Leave the pictures out and transcribe every record exactly.

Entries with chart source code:
|---|

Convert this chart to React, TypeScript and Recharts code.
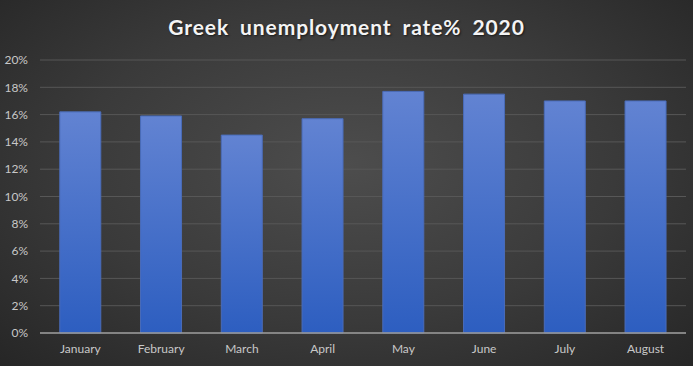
import { BarChart, Bar, XAxis, YAxis, CartesianGrid } from "recharts";

const months = ["January", "February", "March", "April", "May", "June", "July", "August"];
const rates = [16.2, 15.9, 14.5, 15.7, 17.7, 17.5, 17.0, 17.0];
const yTicks = [0, 2, 4, 6, 8, 10, 12, 14, 16, 18, 20];

const data = months.map((m, i) => ({ month: m, rate: rates[i] }));

const font = "Lato, 'Open Sans', sans-serif";

export default function App() {
  return (
    <div
      style={{
        position: "absolute",
        left: 0,
        top: 0,
        width: 693,
        height: 366,
        background: "radial-gradient(ellipse at 50% 45%, #4d4d4d 0%, #3a3a3a 55%, #262626 100%)",
        fontFamily: font,
      }}
    >
      <div
        style={{
          position: "absolute",
          top: 14,
          left: 0,
          width: 693,
          textAlign: "center",
          color: "#f4f4f4",
          fontSize: 21,
          fontWeight: 700,
          letterSpacing: 0.9,
          wordSpacing: 5,
          textShadow: "1px 1px 2px rgba(0,0,0,0.6)",
        }}
      >
        Greek unemployment rate% 2020
      </div>
      <BarChart
        width={693}
        height={366}
        data={data}
        margin={{ top: 60, right: 7, left: 0, bottom: 0 }}
        barCategoryGap="24.5%"
      >
        <defs>
          <linearGradient id="barFill" x1="0" y1="0" x2="0" y2="1">
            <stop offset="0%" stopColor="#6283d2" />
            <stop offset="100%" stopColor="#2d5ec0" />
          </linearGradient>
        </defs>
        <CartesianGrid stroke="#575757" vertical={false} />
        <XAxis
          dataKey="month"
          height={33}
          tickLine={false}
          axisLine={{ stroke: "#9a9a9a", strokeWidth: 1.5 }}
          tick={{ fill: "#c8c8c8", fontSize: 12, fontFamily: font }}
          tickMargin={5}
        />
        <YAxis
          width={40}
          domain={[0, 20]}
          ticks={yTicks}
          tickLine={false}
          axisLine={false}
          tick={{ fill: "#c8c8c8", fontSize: 12, fontFamily: font }}
          tickFormatter={(v: number) => `${v}%`}
          tickMargin={6}
        />
        <Bar
          dataKey="rate"
          fill="url(#barFill)"
          stroke="#4a6cb8"
          strokeWidth={1}
          isAnimationActive={false}
        />
      </BarChart>
    </div>
  );
}
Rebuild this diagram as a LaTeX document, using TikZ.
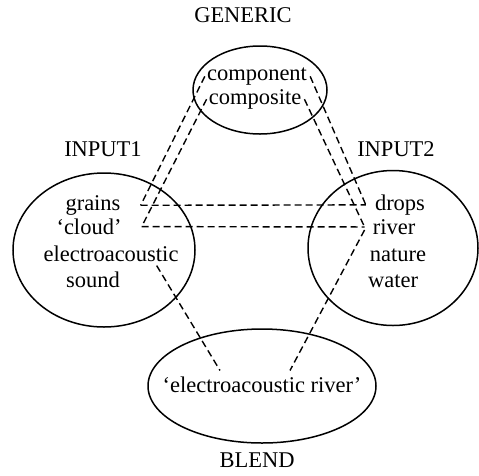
\documentclass[tikz,border=0pt]{standalone}
\usepackage{fontspec}
\setmainfont{Liberation Serif}
\usetikzlibrary{shapes.geometric}
\begin{document}
\begin{tikzpicture}[x=1pt, y=-1pt, font=\fontsize{22.5}{27}\selectfont,
		oval/.style={draw, ellipse, line width=1.5pt, inner sep=0pt},
		link/.style={line width=1.4pt, dash pattern=on 7pt off 4pt},
		word/.style={anchor=mid, inner sep=0pt}]
	\useasboundingbox (0,0) rectangle (479,475);
	\node[oval, minimum width=134, minimum height=88] (generic) at (260,90) {};
	\node[oval, minimum width=182, minimum height=154] (input1) at (104,250) {};
	\node[oval, minimum width=170, minimum height=155] (input2) at (393,248) {};
	\node[oval, minimum width=228, minimum height=114] (blend) at (262,386) {};
	\node[word] (gtitle) at (243,20) {GENERIC};
	\node[word] (ititle1) at (103,154) {INPUT1};
	\node[word] (ititle2) at (396,154) {INPUT2};
	\node[word] (btitle) at (257,465) {BLEND};
	\node[word] (component) at (257,78) {component};
	\node[word] (composite) at (255,102) {composite};
	\node[word] (grains) at (93,208) {grains};
	\node[word] (cloud) at (89,232) {`cloud'};
	\node[word] (electro) at (111,259) {electroacoustic};
	\node[word] (sound) at (93,285) {sound};
	\node[word] (drops) at (400,208) {drops};
	\node[word] (river) at (394,232) {river};
	\node[word] (nature) at (398,259) {nature};
	\node[word] (water) at (393,285) {water};
	\node[word] (eriver) at (262,390) {`electroacoustic river'};
	\draw[link] ([xshift=-2pt]component.west) -- ([xshift=20pt]grains.east);
	\draw[link] ([xshift=-2pt]composite.west) -- ([xshift=20pt]cloud.east);
	\draw[link] ([xshift=3pt]component.east) -- ([xshift=-9pt]drops.west);
	\draw[link] ([xshift=3pt]composite.east) -- ([xshift=-8pt]river.west);
	\draw[link] ([xshift=20pt]grains.east) -- ([xshift=-9pt]drops.west);
	\draw[link] ([xshift=20pt]cloud.east) -- ([xshift=-8pt]river.west);
	\draw[link] ([xshift=-22pt,yshift=-12pt]electro.east) -- ([xshift=-42pt,yshift=6pt]eriver.north);
	\draw[link] ([xshift=-8pt,yshift=-3pt]river.west) -- ([xshift=28pt,yshift=6pt]eriver.north);
\end{tikzpicture}
\end{document}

|---|

The reply:
Convert this chart to React, TypeScript and Recharts code.
import { BarChart, Bar, XAxis, YAxis, CartesianGrid } from "recharts";

const months = ["January", "February", "March", "April", "May", "June", "July", "August"];
const rates = [16.2, 15.9, 14.5, 15.7, 17.7, 17.5, 17.0, 17.0];
const yTicks = [0, 2, 4, 6, 8, 10, 12, 14, 16, 18, 20];

const data = months.map((m, i) => ({ month: m, rate: rates[i] }));

const font = "Lato, 'Open Sans', sans-serif";

export default function App() {
  return (
    <div
      style={{
        position: "absolute",
        left: 0,
        top: 0,
        width: 693,
        height: 366,
        background: "radial-gradient(ellipse at 50% 45%, #4d4d4d 0%, #3a3a3a 55%, #262626 100%)",
        fontFamily: font,
      }}
    >
      <div
        style={{
          position: "absolute",
          top: 14,
          left: 0,
          width: 693,
          textAlign: "center",
          color: "#f4f4f4",
          fontSize: 21,
          fontWeight: 700,
          letterSpacing: 0.9,
          wordSpacing: 5,
          textShadow: "1px 1px 2px rgba(0,0,0,0.6)",
        }}
      >
        Greek unemployment rate% 2020
      </div>
      <BarChart
        width={693}
        height={366}
        data={data}
        margin={{ top: 60, right: 7, left: 0, bottom: 0 }}
        barCategoryGap="24.5%"
      >
        <defs>
          <linearGradient id="barFill" x1="0" y1="0" x2="0" y2="1">
            <stop offset="0%" stopColor="#6283d2" />
            <stop offset="100%" stopColor="#2d5ec0" />
          </linearGradient>
        </defs>
        <CartesianGrid stroke="#575757" vertical={false} />
        <XAxis
          dataKey="month"
          height={33}
          tickLine={false}
          axisLine={{ stroke: "#9a9a9a", strokeWidth: 1.5 }}
          tick={{ fill: "#c8c8c8", fontSize: 12, fontFamily: font }}
          tickMargin={5}
        />
        <YAxis
          width={40}
          domain={[0, 20]}
          ticks={yTicks}
          tickLine={false}
          axisLine={false}
          tick={{ fill: "#c8c8c8", fontSize: 12, fontFamily: font }}
          tickFormatter={(v: number) => `${v}%`}
          tickMargin={6}
        />
        <Bar
          dataKey="rate"
          fill="url(#barFill)"
          stroke="#4a6cb8"
          strokeWidth={1}
          isAnimationActive={false}
        />
      </BarChart>
    </div>
  );
}
Rebuild this diagram as a LaTeX document, using TikZ.
\documentclass[tikz,border=0pt]{standalone}
\usepackage{fontspec}
\setmainfont{Liberation Serif}
\usetikzlibrary{shapes.geometric}
\begin{document}
\begin{tikzpicture}[x=1pt, y=-1pt, font=\fontsize{22.5}{27}\selectfont,
		oval/.style={draw, ellipse, line width=1.5pt, inner sep=0pt},
		link/.style={line width=1.4pt, dash pattern=on 7pt off 4pt},
		word/.style={anchor=mid, inner sep=0pt}]
	\useasboundingbox (0,0) rectangle (479,475);
	\node[oval, minimum width=134, minimum height=88] (generic) at (260,90) {};
	\node[oval, minimum width=182, minimum height=154] (input1) at (104,250) {};
	\node[oval, minimum width=170, minimum height=155] (input2) at (393,248) {};
	\node[oval, minimum width=228, minimum height=114] (blend) at (262,386) {};
	\node[word] (gtitle) at (243,20) {GENERIC};
	\node[word] (ititle1) at (103,154) {INPUT1};
	\node[word] (ititle2) at (396,154) {INPUT2};
	\node[word] (btitle) at (257,465) {BLEND};
	\node[word] (component) at (257,78) {component};
	\node[word] (composite) at (255,102) {composite};
	\node[word] (grains) at (93,208) {grains};
	\node[word] (cloud) at (89,232) {`cloud'};
	\node[word] (electro) at (111,259) {electroacoustic};
	\node[word] (sound) at (93,285) {sound};
	\node[word] (drops) at (400,208) {drops};
	\node[word] (river) at (394,232) {river};
	\node[word] (nature) at (398,259) {nature};
	\node[word] (water) at (393,285) {water};
	\node[word] (eriver) at (262,390) {`electroacoustic river'};
	\draw[link] ([xshift=-2pt]component.west) -- ([xshift=20pt]grains.east);
	\draw[link] ([xshift=-2pt]composite.west) -- ([xshift=20pt]cloud.east);
	\draw[link] ([xshift=3pt]component.east) -- ([xshift=-9pt]drops.west);
	\draw[link] ([xshift=3pt]composite.east) -- ([xshift=-8pt]river.west);
	\draw[link] ([xshift=20pt]grains.east) -- ([xshift=-9pt]drops.west);
	\draw[link] ([xshift=20pt]cloud.east) -- ([xshift=-8pt]river.west);
	\draw[link] ([xshift=-22pt,yshift=-12pt]electro.east) -- ([xshift=-42pt,yshift=6pt]eriver.north);
	\draw[link] ([xshift=-8pt,yshift=-3pt]river.west) -- ([xshift=28pt,yshift=6pt]eriver.north);
\end{tikzpicture}
\end{document}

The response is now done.